Solutions to the Einstein-Scalar-Field System in Spherical Symmetry with Large Bounded Variation Norms

Abstract

It is well-known that small, regular, spherically symmetric characteristic initial data to the Einstein-scalar-field system which are decaying towards (future null) infinity give rise to solutions which are foward-in-time global (in the sense of future causal geodesic completeness). We construct a class of spherically symmetric solutions which are global but the initial norms are consistent with initial data not decaying towards infinity.

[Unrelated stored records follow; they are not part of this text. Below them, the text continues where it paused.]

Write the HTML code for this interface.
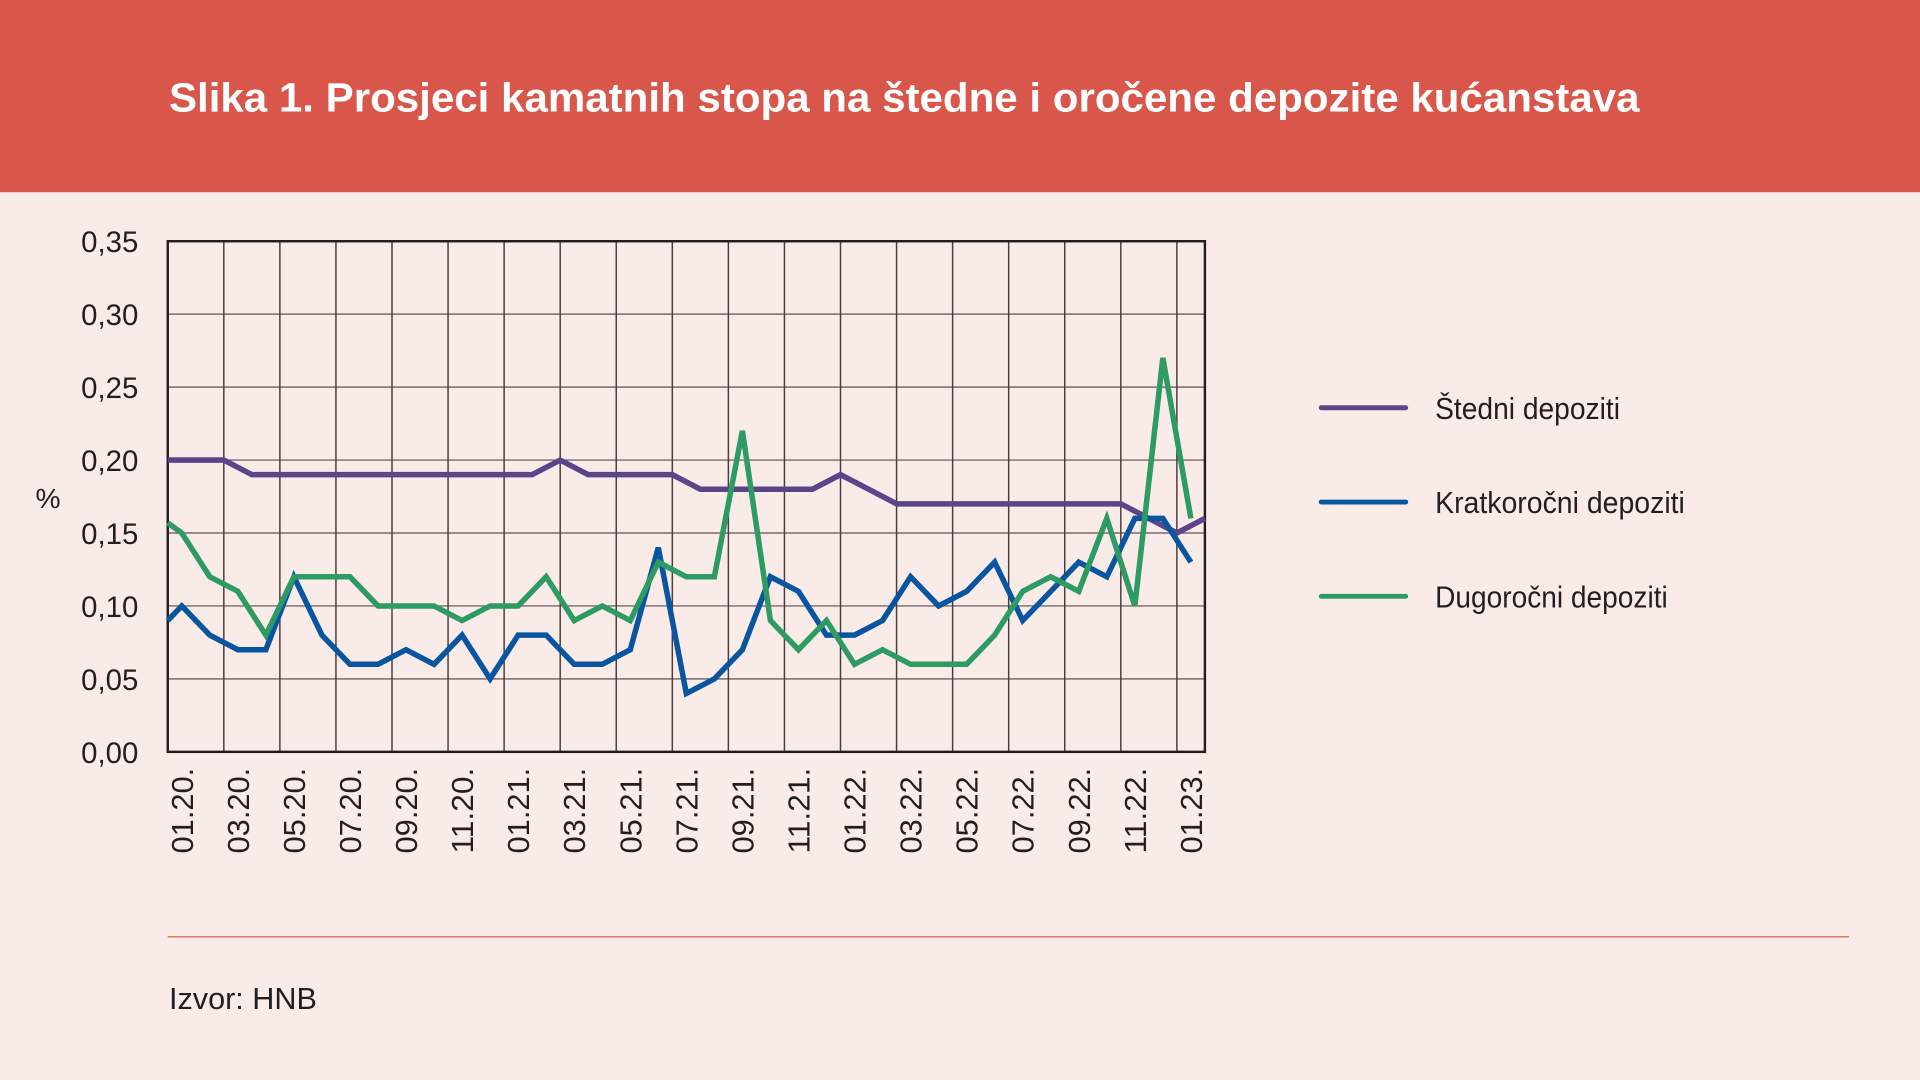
<!DOCTYPE html>
<html><head><meta charset="utf-8"><style>
html,body{margin:0;padding:0;background:#f9ebe8;}
svg{display:block;}
text{font-family:"Liberation Sans",Arial,sans-serif;fill:#231f20;}
</style></head><body>
<svg width="1920" height="1080" viewBox="0 0 1568 882" xmlns="http://www.w3.org/2000/svg">
<rect x="0" y="0" width="1568" height="882" fill="#f9ebe8"/>
<rect x="0" y="0" width="1568" height="157" fill="#d8564a"/>
<text x="138" y="91" font-size="33" font-weight="bold" style="fill:#fff" textLength="1201" lengthAdjust="spacingAndGlyphs">Slika 1. Prosjeci kamatnih stopa na štedne i oročene depozite kućanstava</text>
<g id="grid" stroke="#7a6a6a" stroke-width="1.2"></g>
<rect x="137" y="197" width="847" height="417" fill="none" stroke="#231f20" stroke-width="2"/>
<g id="ylab" font-size="24" text-anchor="end"></g>
<g id="xlab" font-size="25"></g>
<text x="29" y="415" font-size="23">%</text>
<g id="series" fill="none" stroke-width="4.5" stroke-linejoin="miter"></g>
<g stroke-width="4" stroke-linecap="round">
<line x1="1079" y1="333" x2="1148" y2="333" stroke="#5a4589"/>
<line x1="1079" y1="410" x2="1148" y2="410" stroke="#0a55a0"/>
<line x1="1079" y1="487" x2="1148" y2="487" stroke="#2e9a64"/>
</g>
<text x="1172" y="342" font-size="25" textLength="151" lengthAdjust="spacingAndGlyphs">Štedni depoziti</text>
<text x="1172" y="419" font-size="25" textLength="204" lengthAdjust="spacingAndGlyphs">Kratkoročni depoziti</text>
<text x="1172" y="496" font-size="25" textLength="190" lengthAdjust="spacingAndGlyphs">Dugoročni depoziti</text>
<line x1="137" y1="765" x2="1510" y2="765" stroke="#e0786a" stroke-width="1.2"/>
<text x="138" y="824" font-size="25">Izvor: HNB</text>
</svg>
<script>
const NS="http://www.w3.org/2000/svg";
const L=137,R=984,T=197,B=614,bw=(R-L)/37;
const Y=v=>B-v/0.35*(B-T);
function el(t,a,p,txt){const e=document.createElementNS(NS,t);for(const k in a)e.setAttribute(k,a[k]);if(txt!==undefined)e.textContent=txt;document.getElementById(p).appendChild(e);return e;}
for(let i=1;i<7;i++){const y=Y(i*0.05);el('line',{x1:L,x2:R,y1:y,y2:y},'grid');}
for(let k=2;k<37;k+=2){const x=L+k*bw;el('line',{x1:x,x2:x,y1:T,y2:B,stroke:'#4a3c3c'},'grid');}
for(let i=0;i<=7;i++){el('text',{x:113,y:Y(i*0.05)+9},'ylab',(i*0.05).toFixed(2).replace('.',','));}
let k=0;
for(let yr=20;yr<=23;yr++){for(let m=1;m<=12;m+=2){if(k>36)break;const x=L+(k+0.5)*bw+9;
 el('text',{x:0,y:0,transform:`translate(${x},627) rotate(-90)`,'text-anchor':'end',textLength:70,lengthAdjust:'spacingAndGlyphs'},'xlab',String(m).padStart(2,'0')+'.'+yr+'.');k+=2;}}
const blue=[0.10,0.08,0.07,0.07,0.12,0.08,0.06,0.06,0.07,0.06,0.08,0.05,0.08,0.08,0.06,0.06,0.07,0.14,0.04,0.05,0.07,0.12,0.11,0.08,0.08,0.09,0.12,0.10,0.11,0.13,0.09,0.11,0.13,0.12,0.16,0.16,0.13];
const green=[0.15,0.12,0.11,0.08,0.12,0.12,0.12,0.10,0.10,0.10,0.09,0.10,0.10,0.12,0.09,0.10,0.09,0.13,0.12,0.12,0.22,0.09,0.07,0.09,0.06,0.07,0.06,0.06,0.06,0.08,0.11,0.12,0.11,0.16,0.10,0.27,0.16];
const purple=[0.20,0.20,0.20,0.19,0.19,0.19,0.19,0.19,0.19,0.19,0.19,0.19,0.19,0.19,0.20,0.19,0.19,0.19,0.19,0.18,0.18,0.18,0.18,0.18,0.19,0.18,0.17,0.17,0.17,0.17,0.17,0.17,0.17,0.17,0.17,0.16,0.15,0.16];
function line(arr,start,off,col){let pts=[];if(start!==null)pts.push([L,Y(start)]);arr.forEach((v,i)=>pts.push([L+(i+off)*bw,Y(v)]));
 el('polyline',{points:pts.map(p=>p.join(',')).join(' '),stroke:col},'series');}
line(purple,null,0,'#5a4589');
line(blue,0.09,0.5,'#0a55a0');
line(green,0.157,0.5,'#2e9a64');
</script>
</body></html>
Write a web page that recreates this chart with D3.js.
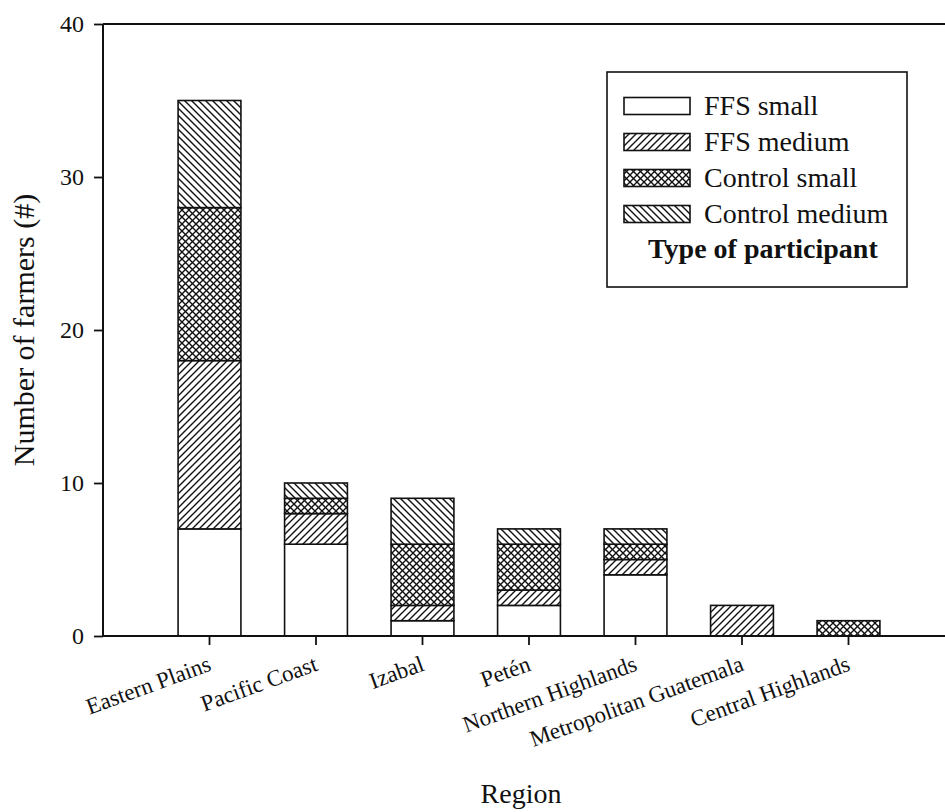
<!DOCTYPE html>
<html>
<head>
<meta charset="utf-8">
<script src="https://cdn.jsdelivr.net/npm/d3@7"></script>
<style>
  html, body { margin: 0; padding: 0; background: #fff; }
  svg { display: block; }
  text { font-family: "Liberation Serif", "Times New Roman", serif; fill: #111; }
</style>
</head>
<body>
<svg id="chart" width="945" height="812"></svg>
<script>
// ---- data ----
const regions = ["Eastern Plains", "Pacific Coast", "Izabal", "Petén", "Northern Highlands", "Metropolitan Guatemala", "Central Highlands"];
const seriesNames = ["FFS small", "FFS medium", "Control small", "Control medium"];
const ffsSmall      = [7, 6, 1, 2, 4, 0, 0];
const ffsMedium     = [11, 2, 1, 1, 1, 2, 0];
const controlSmall  = [10, 1, 4, 3, 1, 0, 1];
const controlMedium = [7, 1, 3, 1, 1, 0, 0];
const yTicks = [0, 10, 20, 30, 40];
const yTitle = "Number of farmers (#)";
const xTitle = "Region";
const legendTitle = "Type of participant";

const seriesValues = [ffsSmall, ffsMedium, controlSmall, controlMedium];
const table = regions.map((r, i) => {
  const row = { region: r };
  seriesNames.forEach((s, k) => row[s] = seriesValues[k][i]);
  return row;
});

// ---- layout ----
const svg = d3.select("#chart");
const pL = 103, pR = 955, pT = 24, pB = 636;

svg.append("rect").attr("width", 945).attr("height", 812).attr("fill", "#fff");

const defs = svg.append("defs");
const P = 7;
function hatch(id, dirs, sw) {
  const p = defs.append("pattern").attr("id", id)
    .attr("patternUnits", "userSpaceOnUse").attr("width", P).attr("height", P);
  p.append("rect").attr("width", P).attr("height", P).attr("fill", "#fff");
  if (dirs.includes("/")) {
    p.append("path").attr("d", `M0,${P} L${P},0 M${-P/2},${P/2} L${P/2},${-P/2} M${P/2},${P*1.5} L${P*1.5},${P/2}`)
      .attr("stroke", "#111").attr("stroke-width", sw);
  }
  if (dirs.includes("\\")) {
    p.append("path").attr("d", `M0,0 L${P},${P} M${-P/2},${P/2} L${P/2},${P*1.5} M${P/2},${-P/2} L${P*1.5},${P/2}`)
      .attr("stroke", "#111").attr("stroke-width", sw);
  }
}
hatch("pFFSmed", "/", 1.4);
hatch("pCtrlSmall", "/\\", 1.4);
hatch("pCtrlMed", "\\", 1.4);
const fills = ["#fff", "url(#pFFSmed)", "url(#pCtrlSmall)", "url(#pCtrlMed)"];

const x = d3.scaleBand().domain(regions)
  .range([pL + 53.25, pR - 53.25]).paddingInner(0.41).paddingOuter(0.205);
const y = d3.scaleLinear().domain([0, 40]).range([pB, pT]);

const stack = d3.stack().keys(seriesNames)(table);

const g = svg.append("g");
stack.forEach((layer, k) => {
  g.selectAll(null).data(layer.filter(d => d[1] > d[0])).enter().append("rect")
    .attr("x", d => x(d.data.region))
    .attr("width", x.bandwidth())
    .attr("y", d => y(d[1]))
    .attr("height", d => y(d[0]) - y(d[1]))
    .attr("fill", fills[k])
    .attr("stroke", "#111")
    .attr("stroke-width", 1.6);
});

// frame top line
svg.append("line").attr("x1", pL).attr("x2", pR).attr("y1", pT).attr("y2", pT)
  .attr("stroke", "#111").attr("stroke-width", 1.8);

// y axis
const yAxis = svg.append("g").attr("transform", `translate(${pL},0)`)
  .call(d3.axisLeft(y).tickValues(yTicks).tickSize(9).tickPadding(10).tickFormat(d3.format("d")));
yAxis.select(".domain").attr("stroke", "#111").attr("stroke-width", 2).attr("d", `M0,${pT}V${pB}`);
yAxis.selectAll(".tick line").attr("stroke", "#111").attr("stroke-width", 1.8);
yAxis.selectAll(".tick text").attr("font-size", 24).attr("font-family", "Liberation Serif, serif").attr("fill", "#111");

// x axis
const xAxis = svg.append("g").attr("transform", `translate(0,${pB})`)
  .call(d3.axisBottom(x).tickSize(9).tickSizeOuter(0));
xAxis.select(".domain").attr("stroke", "#111").attr("stroke-width", 2).attr("d", `M${pL},0H${pR}`);
xAxis.selectAll(".tick line").attr("stroke", "#111").attr("stroke-width", 1.8);
xAxis.selectAll(".tick text")
  .attr("font-size", 23).attr("font-family", "Liberation Serif, serif").attr("fill", "#111")
  .attr("text-anchor", "end").attr("x", 0).attr("y", 0).attr("dy", 0)
  .attr("transform", "translate(3,34) rotate(-20)");

// titles
svg.append("text").attr("transform", `translate(34,${(pT + pB) / 2}) rotate(-90)`)
  .attr("text-anchor", "middle").attr("font-size", 30).text(yTitle);
svg.append("text").attr("x", 521).attr("y", 803).attr("text-anchor", "middle")
  .attr("font-size", 28).text(xTitle);

// legend
const lg = svg.append("g");
lg.append("rect").attr("x", 607).attr("y", 72).attr("width", 300).attr("height", 215)
  .attr("fill", "#fff").attr("stroke", "#111").attr("stroke-width", 1.6);
seriesNames.forEach((s, k) => {
  const cy = 106 + k * 36;
  lg.append("rect").attr("x", 624).attr("y", cy - 8.5).attr("width", 66).attr("height", 17)
    .attr("fill", fills[k]).attr("stroke", "#111").attr("stroke-width", 1.6);
  lg.append("text").attr("x", 704).attr("y", cy + 9).attr("font-size", 28).text(s);
});
lg.append("text").attr("x", 648).attr("y", 258).attr("font-size", 28).attr("font-weight", "bold").text(legendTitle);
</script>
</body>
</html>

This gives the following consequences: (1) We prove that there exist foward-in-time global solutions with arbitrarily large (and in fact infinite) initial bounded variation (BV) norms and initial Bondi masses. (2) While general solutions with non-decaying data do not approach Minkowski spacetime, we show using the results of Luk--Oh that if a sufficiently strong asymptotic flatness condition is imposed on the initial data, then the solutions we construct (with large BV norms) approach Minkowski spacetime with a sharp inverse polynomial rate. (3) Our construction can be easily extended so that data are posed at past null infinity and we obtain solutions with large BV norms which are causally geodesically complete both to the past and to the future. Finally, we discuss applications of our method to construct global solutions for other nonlinear wave equations with infinite critical norms.